Otis has installed elevators in some of the world's most famous structures, including the world's tallest:
- Eiffel Tower
- Empire State Building (modernization partnership signed in 2011)
- The original World Trade Center
- The Twilight Zone Tower of Terror Attractions (including ride mechanisms)
- Petronas Twin Towers
- Burj Khalifa, the world's tallest structure
- CN Tower
- The Singing Tower at Bok Tower Gardens
- Skylon Tower
- 30 Hudson Yards
- Willis Tower (modernization)
- Raj Bhavan (India's first elevator)
- Atakule

== Incidents and controversies ==

In 1992, an Otis trainee died on the job due to orders to violate workplace safety protocols. OEEU organised protests in response, forcing the company to permanently take on 98 temporary workers and to stop their recruitment for permanent jobs. This had been a problem for several years at that point.

In 1998, two Otis workers died on the job in separate incidents in Mumbai, India. This led to a public discussion about the lack of safety training for contract workers at the company and an investigation by the Lokshahi Hakk Sanghatana Maharashtra, a democratic rights organization, which demanded that company management should be prosecuted for their negligence.

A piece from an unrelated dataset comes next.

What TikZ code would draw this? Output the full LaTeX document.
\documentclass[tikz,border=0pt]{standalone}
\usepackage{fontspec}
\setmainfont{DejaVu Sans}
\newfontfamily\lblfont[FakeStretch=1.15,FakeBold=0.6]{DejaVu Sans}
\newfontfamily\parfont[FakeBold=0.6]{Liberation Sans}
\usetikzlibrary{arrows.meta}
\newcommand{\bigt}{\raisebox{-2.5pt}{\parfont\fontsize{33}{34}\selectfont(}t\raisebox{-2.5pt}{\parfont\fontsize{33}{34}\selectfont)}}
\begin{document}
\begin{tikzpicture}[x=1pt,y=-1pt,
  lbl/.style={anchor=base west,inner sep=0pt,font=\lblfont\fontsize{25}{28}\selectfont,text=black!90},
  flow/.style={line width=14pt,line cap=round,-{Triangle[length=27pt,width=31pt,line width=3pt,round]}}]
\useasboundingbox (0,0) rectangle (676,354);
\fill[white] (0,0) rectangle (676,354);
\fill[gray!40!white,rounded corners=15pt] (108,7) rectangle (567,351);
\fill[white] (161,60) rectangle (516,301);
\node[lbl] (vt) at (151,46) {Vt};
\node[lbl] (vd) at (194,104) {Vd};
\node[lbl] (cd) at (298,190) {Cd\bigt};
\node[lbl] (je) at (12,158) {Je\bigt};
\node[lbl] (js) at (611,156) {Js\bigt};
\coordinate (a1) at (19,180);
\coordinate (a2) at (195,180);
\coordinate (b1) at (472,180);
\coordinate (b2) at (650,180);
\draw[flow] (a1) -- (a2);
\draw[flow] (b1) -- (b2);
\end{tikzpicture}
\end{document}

In 2001, due to a dated design flaw, 8-year-old Tucker Smith from Bel Air, Maryland was crushed to death by an Otis Elevator after becoming trapped in the gap between the outside door and the inside gate.

On August 14, 2002, Neil Raymond Ricco tripped while exiting an Otis Elevator while working at a Comerica Bank building in San Diego. He said it malfunctioned, causing the elevator to stop a foot below the floor level. Ricco was diagnosed with a concussion and a controversial investigation ensued.

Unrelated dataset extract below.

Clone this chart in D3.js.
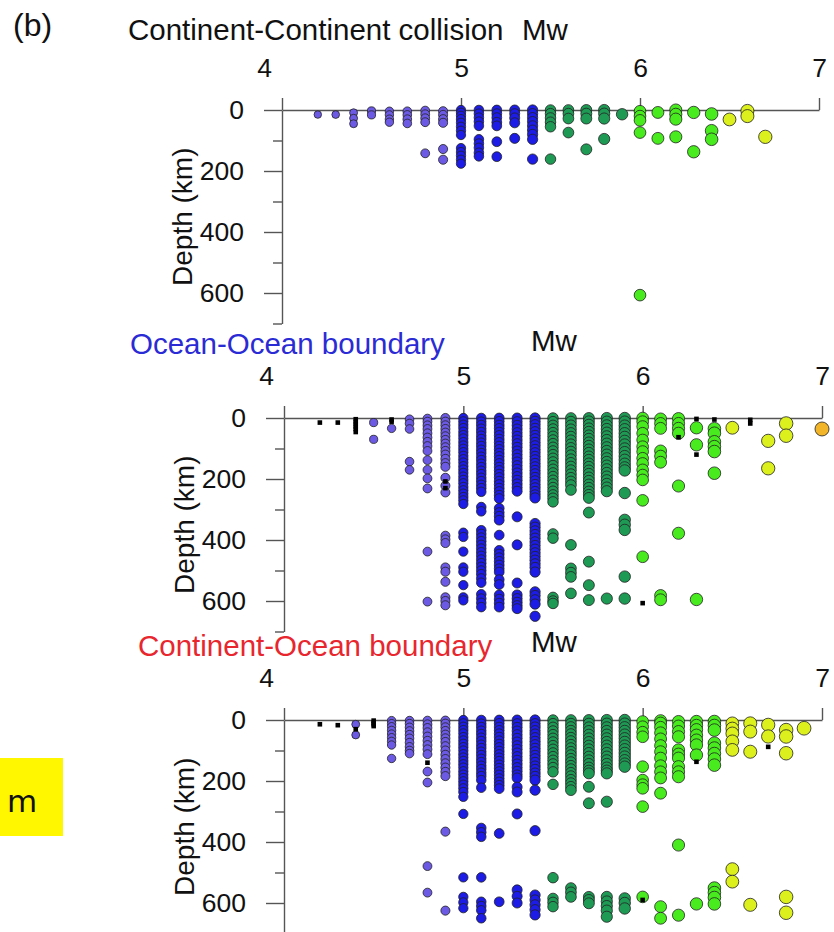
<!DOCTYPE html>
<html>
<head>
<meta charset="utf-8">
<script src="https://cdn.jsdelivr.net/npm/d3@7"></script>
<style>
  body { margin: 0; background: #fff; }
  svg { display: block; }
  text { font-family: "Liberation Sans", Arial, Helvetica, sans-serif; }
</style>
</head>
<body>
<svg id="chart" width="834" height="932"></svg>
<script>
// Magnitude bins (Mw) shared by all three panels
const mwBins = [4.2, 4.3, 4.4, 4.5, 4.6, 4.7, 4.8, 4.9, 5.0, 5.1, 5.2, 5.3, 5.4, 5.5, 5.6, 5.7, 5.8, 5.9,
                6.0, 6.1, 6.2, 6.3, 6.4, 6.5, 6.6, 6.7, 6.8, 6.9, 7.0];

const mwTicks = [4, 5, 6, 7];
const depthMajorTicks = [0, 200, 400, 600];
const depthMinorTicks = [100, 300, 500, 700];

// Continent-Continent collision: hypocentre depths (km) for each Mw bin
const ccDepths = [
  [15], [15], [9, 27, 45], [3, 16], [4, 16, 30, 40], [4, 16, 30, 44], [2, 14, 27, 40, 142],
  [4, 16, 30, 42, 128, 163],
  [0, 9, 19, 30, 42, 55, 68, 82, 125, 138, 150, 163, 176],
  [0, 12, 25, 38, 52, 96, 110, 124, 140, 152],
  [0, 12, 25, 40, 52, 104, 153],
  [0, 12, 26, 42, 93],
  [0, 12, 25, 38, 52, 66, 80, 96, 161],
  [0, 12, 26, 40, 55, 161],
  [0, 12, 28, 74],
  [0, 12, 28, 129],
  [0, 12, 28, 95],
  [14],
  [4, 20, 34, 74, 607],
  [8, 93],
  [0, 14, 30, 88],
  [8, 137],
  [13, 68, 96],
  [31],
  [3, 20],
  [88],
  [], [], []
];

// Ocean-Ocean boundary
const ooDepths = [
  [], [], [], [15, 70], [34], [4, 18, 36, 143, 170],
  [2, 12, 24, 36, 50, 64, 78, 92, 108, 138, 170, 198, 231, 438, 602],
  [0, 12, 24, 36, 48, 60, 72, 84, 96, 108, 120, 134, 148, 160, 196, 222, 244, 386, 398, 410, 490, 504, 537, 588, 600, 614],
  [0, 11, 22, 33, 45, 56, 67, 79, 90, 101, 112, 124, 135, 146, 158, 169, 180, 192, 203, 214, 226, 237, 248, 259, 270, 282,
   376, 390, 438, 490, 504, 548, 588, 598],
  [0, 12, 23, 35, 46, 58, 69, 81, 92, 104, 115, 127, 138, 150, 161, 173, 184, 196, 207, 219, 230, 242, 292, 306,
   368, 380, 392, 404, 416, 428, 440, 452, 464, 476, 488, 500, 512, 526, 540, 578, 592, 606, 620],
  [0, 11, 23, 34, 46, 57, 69, 80, 92, 103, 115, 126, 138, 149, 161, 172, 184, 195, 207, 218, 230, 241, 253, 264,
   296, 310, 322, 335, 384, 434, 446, 458, 470, 482, 494, 505, 530, 546, 580, 594, 607, 620],
  [0, 12, 24, 36, 48, 60, 72, 84, 96, 108, 120, 132, 144, 156, 168, 180, 192, 204, 216, 228, 240, 324, 416, 541,
   580, 592, 604, 615, 625],
  [0, 11, 22, 34, 45, 57, 68, 80, 91, 103, 114, 126, 137, 149, 160, 172, 183, 195, 206, 218, 229, 241, 252, 262,
   346, 358, 370, 382, 394, 406, 418, 430, 442, 454, 466, 478, 490, 505, 570, 582, 596, 610, 650],
  [0, 12, 24, 36, 48, 60, 72, 84, 96, 108, 120, 132, 144, 156, 168, 180, 192, 204, 216, 228, 240, 252, 263, 275,
   380, 394, 588, 600, 608],
  [0, 12, 24, 37, 49, 61, 73, 86, 98, 110, 122, 135, 147, 159, 171, 184, 196, 208, 220, 236, 416, 493, 507, 521, 575],
  [0, 11, 22, 34, 45, 57, 68, 80, 91, 103, 114, 126, 137, 149, 160, 172, 183, 195, 206, 218, 229, 241, 252, 262,
   310, 471, 548, 597],
  [0, 12, 24, 36, 48, 60, 72, 84, 96, 108, 120, 132, 144, 156, 168, 180, 192, 204, 216, 228, 240, 592],
  [0, 12, 25, 37, 50, 62, 75, 87, 100, 112, 125, 137, 150, 162, 172, 246, 334, 350, 367, 520, 592],
  [0, 12, 28, 50, 72, 94, 110, 132, 149, 170, 187, 203, 270, 455],
  [3, 18, 34, 108, 125, 145, 582, 596],
  [2, 18, 34, 50, 223, 378],
  [32, 88, 595],
  [35, 50, 78, 94, 110, 181],
  [32],
  [],
  [75, 165],
  [18, 58],
  [],
  [36]
];

// Continent-Ocean boundary
const coDepths = [
  [], [], [14, 49], [],
  [2, 12, 22, 34, 46, 58, 70, 82, 126],
  [2, 12, 24, 36, 48, 60, 74, 88, 100, 110],
  [2, 14, 26, 40, 54, 68, 82, 96, 112, 169, 205, 479, 566],
  [2, 12, 24, 36, 48, 60, 72, 86, 100, 114, 128, 142, 156, 170, 184, 366, 625],
  [0, 11, 22, 33, 44, 56, 67, 78, 89, 100, 112, 123, 134, 145, 156, 168, 179, 190, 201, 212, 224, 236, 252, 308,
   516, 580, 598, 617],
  [0, 12, 23, 35, 46, 58, 69, 81, 92, 104, 115, 127, 138, 150, 161, 173, 184, 197, 222, 354, 368, 383, 516,
   596, 610, 624, 650],
  [0, 11, 23, 34, 45, 56, 68, 79, 90, 102, 113, 124, 135, 147, 158, 169, 180, 192, 203, 214, 225, 372, 596],
  [0, 12, 24, 36, 48, 60, 72, 84, 96, 108, 120, 132, 144, 156, 168, 180, 190, 220, 236, 308, 557, 578, 600],
  [0, 12, 23, 35, 46, 58, 70, 81, 93, 104, 116, 127, 139, 151, 162, 174, 185, 197, 230, 363, 574, 590, 606, 622, 639],
  [0, 12, 24, 36, 48, 60, 72, 84, 96, 108, 120, 132, 144, 156, 170, 211, 517, 585, 598, 612],
  [0, 12, 23, 35, 46, 58, 69, 81, 92, 104, 115, 127, 138, 150, 161, 173, 184, 196, 207, 219, 230, 551, 565, 580],
  [0, 12, 24, 36, 48, 60, 72, 84, 96, 108, 120, 132, 144, 156, 166, 175, 219, 273, 580, 590, 601],
  [0, 12, 24, 36, 48, 60, 72, 84, 96, 108, 120, 132, 144, 156, 166, 175, 268, 580, 595, 610, 625, 645],
  [0, 12, 24, 36, 48, 60, 72, 84, 96, 108, 120, 132, 143, 153, 585, 600, 618],
  [5, 22, 40, 55, 153, 197, 212, 224, 284, 580],
  [2, 10, 24, 42, 62, 84, 104, 125, 150, 170, 190, 240, 612, 650],
  [5, 20, 38, 55, 98, 112, 125, 153, 170, 186, 410, 640],
  [5, 18, 32, 50, 66, 82, 115, 603],
  [5, 18, 33, 76, 92, 110, 128, 148, 551, 566, 582, 603],
  [11, 28, 44, 70, 98, 489, 530],
  [11, 38, 104, 606],
  [16, 54],
  [33, 54, 109, 580, 632],
  [27],
  []
];

// Events without a full solution, plotted as small black squares: [Mw, depth]
const ooBlackMarks = [[4.2, 15], [4.3, 15], [4.4, 4], [4.4, 12], [4.4, 20], [4.4, 28], [4.4, 36], [4.4, 46],
  [4.6, 5], [4.6, 12], [4.9, 208], [4.9, 230], [6.0, 607], [6.2, 63], [6.3, 3], [6.3, 120], [6.4, 5],
  [6.6, 6], [6.6, 18]];
const coBlackMarks = [[4.2, 14], [4.3, 17], [4.4, 30], [4.5, 2], [4.5, 8], [4.5, 14], [4.5, 20], [4.8, 140],
  [6.0, 590], [6.3, 137], [6.7, 88]];

const svg = d3.select("#chart");

const colour = d3.scaleThreshold()
  .domain([4.95, 5.45, 5.95, 6.45, 6.95])
  .range(["#6c5ae4", "#1c1ce6", "#1f9a55", "#48ec1e", "#dcf01e", "#f2b428"]);
const radius = d3.scaleLinear().domain([4, 7]).range([3.5, 7.0]);

const panels = [
  { title: "Continent-Continent collision", titleColour: "#111", tx: 128, ty: 40, mwx: 522, mwy: 40,
    top: 110, x0: 282, x1: 819, depths: ccDepths, marks: [] },
  { title: "Ocean-Ocean boundary", titleColour: "#2b2bd6", tx: 130, ty: 354, mwx: 531, mwy: 351,
    top: 418, x0: 284, x1: 822, depths: ooDepths, marks: ooBlackMarks },
  { title: "Continent-Ocean boundary", titleColour: "#e8262e", tx: 138, ty: 656, mwx: 531, mwy: 652,
    top: 720, x0: 284, x1: 822, depths: coDepths, marks: coBlackMarks }
];

svg.append("text").attr("x", 13).attr("y", 36).attr("font-size", 32).attr("fill", "#111").text("(b)");

panels.forEach(p => {
  const x = d3.scaleLinear().domain([4, 7]).range([p.x0, p.x1]);
  const y = d3.scaleLinear().domain([0, 700]).range([p.top, p.top + 213.5]);
  const g = svg.append("g");

  g.append("text").attr("x", p.tx).attr("y", p.ty).attr("font-size", 29.5)
    .attr("fill", p.titleColour).text(p.title);
  g.append("text").attr("x", p.mwx).attr("y", p.mwy).attr("font-size", 29.5)
    .attr("fill", "#111").text("Mw");

  // top magnitude axis
  const ax = g.append("g").attr("transform", `translate(0,${p.top})`)
    .call(d3.axisTop(x).tickValues(mwTicks).tickFormat(d3.format("d")).tickSize(12).tickSizeOuter(0).tickPadding(21));
  ax.selectAll("text").filter(d => d === 4).attr("x", -18);

  // left depth axis (major + minor ticks)
  g.append("g").attr("transform", `translate(${p.x0},0)`)
    .call(d3.axisLeft(y).tickValues(depthMajorTicks).tickSize(18).tickSizeOuter(0).tickPadding(20));
  g.append("g").attr("transform", `translate(${p.x0},0)`)
    .call(d3.axisLeft(y).tickValues(depthMinorTicks).tickSize(9).tickSizeOuter(0).tickFormat(""))
    .select(".domain").remove();

  g.selectAll(".domain, .tick line").attr("stroke", "#555").attr("stroke-width", 1.4);
  g.selectAll(".tick text").attr("font-size", 26.5).attr("fill", "#111");

  g.append("text")
    .attr("transform", `translate(${p.x0 - 90},${y(350)}) rotate(-90)`)
    .attr("text-anchor", "middle").attr("font-size", 28).attr("fill", "#111")
    .text("Depth (km)");

  // hypocentres
  const pts = mwBins.flatMap((m, i) => p.depths[i].map(d => ({ m, d })));
  g.append("g").selectAll("circle").data(pts).join("circle")
    .attr("cx", d => x(d.m)).attr("cy", d => y(d.d)).attr("r", d => radius(d.m))
    .attr("fill", d => colour(d.m)).attr("stroke", "#222").attr("stroke-opacity", 0.8).attr("stroke-width", 1);

  g.append("g").selectAll("rect").data(p.marks).join("rect")
    .attr("x", d => x(d[0]) - 2.3).attr("y", d => y(d[1]) - 2.3)
    .attr("width", 4.6).attr("height", 4.6).attr("fill", "#000");
});

// highlighted note box at the left edge
svg.append("rect").attr("x", 0).attr("y", 758).attr("width", 63).attr("height", 78).attr("fill", "#fff700");
svg.append("text").attr("x", 7).attr("y", 812).attr("font-size", 31)
  .style("font-family", "'DejaVu Sans', sans-serif").attr("fill", "#111").text("m");
</script>
</body>
</html>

In February 2007, European Union regulators fined Otis Elevator €225 million (US$295.8 million) for being part of a price-fixing cartel in the Belgian, Dutch, Luxembourg, and German markets. Competitors ThyssenKrupp, Schindler Group, KONE, and Mitsubishi Elevator Europe were also fined for participating in the same cartel.

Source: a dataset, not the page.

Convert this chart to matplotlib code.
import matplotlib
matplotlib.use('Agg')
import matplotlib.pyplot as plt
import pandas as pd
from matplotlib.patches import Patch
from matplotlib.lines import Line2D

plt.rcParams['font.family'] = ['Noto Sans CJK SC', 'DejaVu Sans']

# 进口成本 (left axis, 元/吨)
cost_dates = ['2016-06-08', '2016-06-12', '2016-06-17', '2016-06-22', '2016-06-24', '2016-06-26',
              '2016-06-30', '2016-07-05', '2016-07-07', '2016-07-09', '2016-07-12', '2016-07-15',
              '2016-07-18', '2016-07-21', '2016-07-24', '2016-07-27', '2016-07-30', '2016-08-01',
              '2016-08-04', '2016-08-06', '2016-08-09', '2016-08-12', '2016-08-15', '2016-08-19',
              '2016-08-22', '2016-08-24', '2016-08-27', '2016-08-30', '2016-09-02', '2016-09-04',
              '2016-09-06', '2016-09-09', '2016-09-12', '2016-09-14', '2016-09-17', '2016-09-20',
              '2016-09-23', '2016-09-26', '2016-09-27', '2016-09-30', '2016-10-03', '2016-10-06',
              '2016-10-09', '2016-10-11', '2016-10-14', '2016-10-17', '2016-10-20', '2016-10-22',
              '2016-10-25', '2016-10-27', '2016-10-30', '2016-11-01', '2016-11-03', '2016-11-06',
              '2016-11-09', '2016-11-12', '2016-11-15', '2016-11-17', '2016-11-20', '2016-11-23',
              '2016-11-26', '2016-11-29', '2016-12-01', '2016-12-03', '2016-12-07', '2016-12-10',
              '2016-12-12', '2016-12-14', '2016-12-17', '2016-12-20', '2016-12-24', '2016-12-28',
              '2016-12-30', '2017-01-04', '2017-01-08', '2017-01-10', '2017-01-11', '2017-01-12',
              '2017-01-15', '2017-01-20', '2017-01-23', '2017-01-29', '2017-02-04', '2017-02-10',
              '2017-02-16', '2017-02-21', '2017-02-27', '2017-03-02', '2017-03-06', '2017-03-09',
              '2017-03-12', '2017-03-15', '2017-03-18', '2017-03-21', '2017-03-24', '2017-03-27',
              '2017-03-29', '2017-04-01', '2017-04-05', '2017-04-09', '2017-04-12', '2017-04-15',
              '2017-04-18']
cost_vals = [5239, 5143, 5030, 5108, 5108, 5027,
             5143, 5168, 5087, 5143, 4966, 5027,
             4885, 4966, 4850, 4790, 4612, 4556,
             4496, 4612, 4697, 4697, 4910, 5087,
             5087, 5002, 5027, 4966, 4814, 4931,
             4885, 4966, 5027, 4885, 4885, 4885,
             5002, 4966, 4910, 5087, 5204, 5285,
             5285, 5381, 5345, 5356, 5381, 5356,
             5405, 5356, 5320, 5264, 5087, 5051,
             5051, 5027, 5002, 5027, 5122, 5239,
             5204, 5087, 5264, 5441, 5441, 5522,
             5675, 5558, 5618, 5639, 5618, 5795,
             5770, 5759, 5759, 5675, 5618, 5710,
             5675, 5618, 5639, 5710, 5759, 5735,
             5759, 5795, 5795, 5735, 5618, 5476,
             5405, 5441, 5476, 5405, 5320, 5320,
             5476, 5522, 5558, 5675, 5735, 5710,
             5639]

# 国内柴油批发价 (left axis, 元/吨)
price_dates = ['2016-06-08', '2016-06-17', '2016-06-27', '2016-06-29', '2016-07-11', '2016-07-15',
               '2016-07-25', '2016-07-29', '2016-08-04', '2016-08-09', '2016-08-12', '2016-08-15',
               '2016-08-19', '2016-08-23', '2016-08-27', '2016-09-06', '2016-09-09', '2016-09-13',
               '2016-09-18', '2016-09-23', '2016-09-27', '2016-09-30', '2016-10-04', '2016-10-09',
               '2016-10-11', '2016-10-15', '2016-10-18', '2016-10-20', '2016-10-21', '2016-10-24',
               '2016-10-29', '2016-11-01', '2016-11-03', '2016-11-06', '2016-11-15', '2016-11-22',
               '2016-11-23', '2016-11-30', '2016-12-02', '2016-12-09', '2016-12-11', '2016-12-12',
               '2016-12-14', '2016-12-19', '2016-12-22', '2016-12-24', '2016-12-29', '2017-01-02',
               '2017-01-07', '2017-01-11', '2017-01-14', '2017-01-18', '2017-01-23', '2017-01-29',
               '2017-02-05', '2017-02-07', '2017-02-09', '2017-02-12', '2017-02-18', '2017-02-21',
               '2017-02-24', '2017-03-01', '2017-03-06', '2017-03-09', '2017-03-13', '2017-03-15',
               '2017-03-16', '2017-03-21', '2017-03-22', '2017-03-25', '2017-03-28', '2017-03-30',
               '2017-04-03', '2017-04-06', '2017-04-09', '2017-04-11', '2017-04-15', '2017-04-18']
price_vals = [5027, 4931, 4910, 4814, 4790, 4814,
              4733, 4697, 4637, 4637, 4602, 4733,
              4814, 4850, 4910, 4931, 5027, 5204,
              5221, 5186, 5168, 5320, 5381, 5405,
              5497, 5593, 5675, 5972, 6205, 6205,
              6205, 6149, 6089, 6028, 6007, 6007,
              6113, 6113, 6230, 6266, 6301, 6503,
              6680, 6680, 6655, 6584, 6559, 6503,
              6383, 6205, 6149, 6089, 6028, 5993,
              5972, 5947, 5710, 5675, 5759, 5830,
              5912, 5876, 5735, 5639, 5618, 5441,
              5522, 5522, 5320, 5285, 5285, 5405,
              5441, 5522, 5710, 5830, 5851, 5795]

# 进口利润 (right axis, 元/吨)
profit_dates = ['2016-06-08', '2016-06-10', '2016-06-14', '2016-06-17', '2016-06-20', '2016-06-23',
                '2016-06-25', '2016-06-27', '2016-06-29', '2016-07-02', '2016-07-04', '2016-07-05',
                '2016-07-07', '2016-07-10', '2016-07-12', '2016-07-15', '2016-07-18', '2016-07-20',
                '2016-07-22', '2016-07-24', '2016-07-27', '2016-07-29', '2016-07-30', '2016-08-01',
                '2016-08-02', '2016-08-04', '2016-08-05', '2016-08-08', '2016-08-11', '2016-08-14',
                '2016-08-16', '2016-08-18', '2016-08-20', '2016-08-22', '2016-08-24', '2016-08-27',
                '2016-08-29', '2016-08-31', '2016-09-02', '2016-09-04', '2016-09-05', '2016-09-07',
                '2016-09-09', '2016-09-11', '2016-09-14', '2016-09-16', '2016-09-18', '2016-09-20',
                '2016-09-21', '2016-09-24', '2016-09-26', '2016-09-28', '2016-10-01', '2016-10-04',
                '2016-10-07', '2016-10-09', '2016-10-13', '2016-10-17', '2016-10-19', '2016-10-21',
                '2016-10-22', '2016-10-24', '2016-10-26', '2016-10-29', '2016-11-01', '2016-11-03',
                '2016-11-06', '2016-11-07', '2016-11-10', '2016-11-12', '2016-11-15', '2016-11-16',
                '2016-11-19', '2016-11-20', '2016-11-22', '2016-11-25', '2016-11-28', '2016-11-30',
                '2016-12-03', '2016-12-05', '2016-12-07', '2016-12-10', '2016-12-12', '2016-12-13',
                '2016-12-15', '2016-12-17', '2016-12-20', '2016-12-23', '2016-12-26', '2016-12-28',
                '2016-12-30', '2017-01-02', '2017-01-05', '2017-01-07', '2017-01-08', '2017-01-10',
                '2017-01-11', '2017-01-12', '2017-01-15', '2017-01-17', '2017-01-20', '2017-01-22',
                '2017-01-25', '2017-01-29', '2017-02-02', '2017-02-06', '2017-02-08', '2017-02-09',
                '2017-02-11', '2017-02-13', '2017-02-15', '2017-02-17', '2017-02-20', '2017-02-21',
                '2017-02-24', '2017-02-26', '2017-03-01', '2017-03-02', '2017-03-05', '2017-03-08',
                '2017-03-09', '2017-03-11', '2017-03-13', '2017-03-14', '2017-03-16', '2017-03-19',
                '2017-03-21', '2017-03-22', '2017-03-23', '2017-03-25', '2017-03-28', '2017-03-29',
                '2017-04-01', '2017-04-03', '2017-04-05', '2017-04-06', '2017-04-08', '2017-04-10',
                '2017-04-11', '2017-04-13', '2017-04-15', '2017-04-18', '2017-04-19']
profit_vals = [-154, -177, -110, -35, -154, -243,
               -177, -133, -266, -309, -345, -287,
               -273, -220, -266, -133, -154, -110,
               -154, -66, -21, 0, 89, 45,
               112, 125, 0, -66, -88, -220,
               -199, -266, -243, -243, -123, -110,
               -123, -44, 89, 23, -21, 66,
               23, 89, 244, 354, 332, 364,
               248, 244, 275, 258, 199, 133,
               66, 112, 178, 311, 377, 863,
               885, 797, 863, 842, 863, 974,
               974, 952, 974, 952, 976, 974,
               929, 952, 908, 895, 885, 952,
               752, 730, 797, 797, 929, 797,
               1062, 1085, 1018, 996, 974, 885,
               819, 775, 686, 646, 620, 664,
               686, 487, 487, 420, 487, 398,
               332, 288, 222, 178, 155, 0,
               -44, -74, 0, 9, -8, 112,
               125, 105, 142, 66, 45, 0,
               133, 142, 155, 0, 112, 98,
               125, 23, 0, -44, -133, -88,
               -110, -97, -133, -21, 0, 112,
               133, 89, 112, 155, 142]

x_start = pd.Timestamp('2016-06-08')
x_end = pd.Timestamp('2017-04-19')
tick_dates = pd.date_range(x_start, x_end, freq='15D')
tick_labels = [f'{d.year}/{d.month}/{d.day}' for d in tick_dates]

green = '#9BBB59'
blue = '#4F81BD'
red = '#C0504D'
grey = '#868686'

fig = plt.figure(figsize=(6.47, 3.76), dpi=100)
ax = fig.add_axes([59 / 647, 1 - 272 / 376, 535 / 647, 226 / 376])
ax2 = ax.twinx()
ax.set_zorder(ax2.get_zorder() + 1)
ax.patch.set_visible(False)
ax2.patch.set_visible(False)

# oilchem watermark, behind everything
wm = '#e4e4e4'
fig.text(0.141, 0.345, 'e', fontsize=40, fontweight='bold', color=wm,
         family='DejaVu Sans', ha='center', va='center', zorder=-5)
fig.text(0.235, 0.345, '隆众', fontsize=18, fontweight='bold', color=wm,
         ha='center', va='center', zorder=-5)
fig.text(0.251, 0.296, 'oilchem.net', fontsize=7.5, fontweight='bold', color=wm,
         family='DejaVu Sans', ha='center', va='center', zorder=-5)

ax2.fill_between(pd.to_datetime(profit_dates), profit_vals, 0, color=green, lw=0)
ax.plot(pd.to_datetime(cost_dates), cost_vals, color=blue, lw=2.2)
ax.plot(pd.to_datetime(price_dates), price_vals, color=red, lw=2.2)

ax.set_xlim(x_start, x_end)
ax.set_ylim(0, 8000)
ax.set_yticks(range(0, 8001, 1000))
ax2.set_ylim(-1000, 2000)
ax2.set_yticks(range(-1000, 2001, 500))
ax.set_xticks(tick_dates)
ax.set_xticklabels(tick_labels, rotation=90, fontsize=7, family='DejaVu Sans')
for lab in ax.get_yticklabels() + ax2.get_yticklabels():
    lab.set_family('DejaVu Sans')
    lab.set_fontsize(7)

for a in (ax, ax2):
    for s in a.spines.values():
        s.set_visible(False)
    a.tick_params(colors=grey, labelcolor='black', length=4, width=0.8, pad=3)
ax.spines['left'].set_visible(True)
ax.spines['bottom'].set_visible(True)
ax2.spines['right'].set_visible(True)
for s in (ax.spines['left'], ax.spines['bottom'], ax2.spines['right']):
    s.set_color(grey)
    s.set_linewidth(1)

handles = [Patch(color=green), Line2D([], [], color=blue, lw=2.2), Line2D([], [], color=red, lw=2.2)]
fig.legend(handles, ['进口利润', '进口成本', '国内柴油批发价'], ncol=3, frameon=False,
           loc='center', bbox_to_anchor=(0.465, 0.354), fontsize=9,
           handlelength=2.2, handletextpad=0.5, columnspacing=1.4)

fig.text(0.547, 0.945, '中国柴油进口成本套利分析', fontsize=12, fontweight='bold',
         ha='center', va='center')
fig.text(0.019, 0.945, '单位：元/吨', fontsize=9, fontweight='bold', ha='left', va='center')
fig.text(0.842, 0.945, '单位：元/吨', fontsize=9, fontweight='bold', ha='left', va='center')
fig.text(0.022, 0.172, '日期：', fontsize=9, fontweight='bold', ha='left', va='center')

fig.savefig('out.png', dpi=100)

On July 24, 2009, a group of eight people were trapped for eight hours in an Otis elevator in Toronto. A repair worker who tried to fix the elevator fell 10 floors to his death.

On December 14, 2010, an Otis escalator installed in the International Trade station of Shenzhen Metro Line 1 reversed direction without notice, triggering a stampede that injured 25 passengers.

On July 5, 2011, an Otis 513MPE escalator installed at Beijing Subway Line 4 Zoo Station changed direction without notice, causing 30 people to fall. One boy was killed and 27 people injured, prompting China to halt the use of the escalator model. A Beijing official said the 513MPE escalator had "defects in design, manufacturing and maintenance", and that Otis had "unavoidable responsibility for the accident". Shenzhen Metro authorities confirmed that the cause of the accident was also similar to the Shenzhen accident on December 14.

In March 2017, eighteen people suffered injuries at Hong Kong's Langham Place shopping mall when an escalator maintained by Otis reversed direction from up to down.

On July 9, 2018, a one-year-old Otis escalator at Stockholm City railway station changed direction from up to a rapid descent, in what local officials called a "free fall", causing minor injuries. Inspection of the gear boxes of several Otis escalators revealed unexpected rust and heavy wear. This led to the newly built train stations Stockholm City Station and Stockholm Odenplan being temporarily closed on July 13, 2018, for security reasons until the problems were understood and resolved.